No importan las dificultades, si existe de veras celo apostólico, coraje, parresia
He citado ya la entrevista al papa en Scarp de’ tenis −una revista de la calle editada en Milán−, con ocasión de la próxima visita de Francisco a la diócesis ambrosiana el día 25. Suele decirse que es la capital económica de Italia, y no han faltado en la historia recientes movimientos para distanciarse del sur con iniciativas políticas que alcanzaron cierto éxito, aunque hoy están quizá superadas por la evolución y crisis de los grandes partidos. Pero, como refleja esa entrevista, allí se producen muchos contrastes humanos y sociales, objeto de especial atención por el Romano Pontífice.
Una de esas paradojas es el cansancio espiritual que coincide con el crecimiento económico y el estado del bienestar, aunque no tengan razón de causa y efecto. El envejecimiento de Europa no es sólo demográfico. Lo señaló con fuerza Juan Pablo II, en el contexto de la búsqueda de la identidad del viejo continente. Benedicto XVI subrayó el alcance de importantes experiencias personales vividas en África: un continente pobre, pero lleno de alegría y de esperanza, de modo particular entre los cristianos. Esa juventud contrastaba, como recordaría en Alemania, su país de origen, con el cansancio religioso que advertía en Europa.
Precisamente el Cardenal Carlo Maria Martini, arzobispo de Milán durante muchos años, empleó el término “cansancio”, para describir la situación de la Iglesia en Europa. Así lo hizo en una entrevista publicada después de su muerte. Más o menos, éstas eran sus palabras: “La Iglesia está cansada, en la Europa del bienestar y en América. Nuestra cultura ha envejecido, nuestras iglesias son grandes, nuestras casas religiosas están vacías, el aparato burocrático de la Iglesia aumenta, nuestros ritos y nuestros hábitos son pomposos. Estas cosas, sin embargo, ¿expresan lo que somos nosotros hoy? El bienestar pesa. Nos encontramos allí como el joven rico que, triste, se fue cuando Jesús lo llamó para que se convirtiera en uno de sus discípulos. Sé que no podemos dejar todo con facilidad. Pero por lo menos podríamos buscar hombres que sean libres y más cercanos al prójimo”.
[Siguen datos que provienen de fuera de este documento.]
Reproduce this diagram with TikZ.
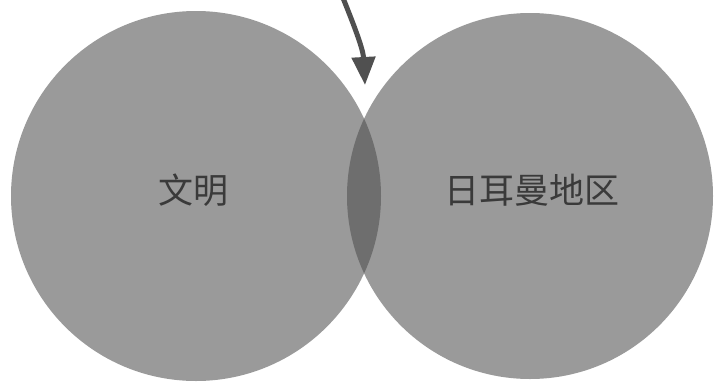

Se cumplen cuatro años del pontificado de Francisco. No intentaré sintetizarlos en unas pocas líneas. Sólo una impresión personal: ha aportado a la tarea excepcional de sus predecesores ese aliento más joven que proviene de la América del sur, y que muchos condensan en la palabra “Aparecida” (el gran santuario mariano de Brasil, sede de una importante asamblea del episcopado latinoamericano).
Confiere como un aire renovado a la tarea de evangelización en todo el mundo, también en el viejo continente. Benedicto XVI creó un consejo pontificio dedicado principalmente a impulsarla. Y animó muchas iniciativas, como la del “patio de los gentiles”, para fomentar el diálogo cultural y religioso. Estaba persuadido de que la vieja Europa disponía de luces capaces de superar los cansancios e incertidumbres que proyectaban sombras sobre la fe. Francisco seguramente insistirá en alguno de estos aspectos durante su visita pastoral a Milán, aunque −como dice en la entrevista− no la conoce personalmente, salvo unas ocasionales horas camino de otro lugar.
Antes de su elección, el cardenal Bergoglio hizo énfasis en la evangelización, como razón de ser de la Iglesia: “la dulce y confortadora alegría de evangelizar”, en palabras de Pablo VI. No importan las dificultades, si existe de veras celo apostólico, coraje, parresia. Ese es quizá el sentido profundo de la llamada constante del papa de salir −desde la contemplación y adoración de Cristo− hacia las periferias, no sólo geográficas, sino existenciales, tantas veces configuradas por el dolor, la injusticia, la miseria. Porque está en juego la evangelización de una civilización a la vez poderosa y débil.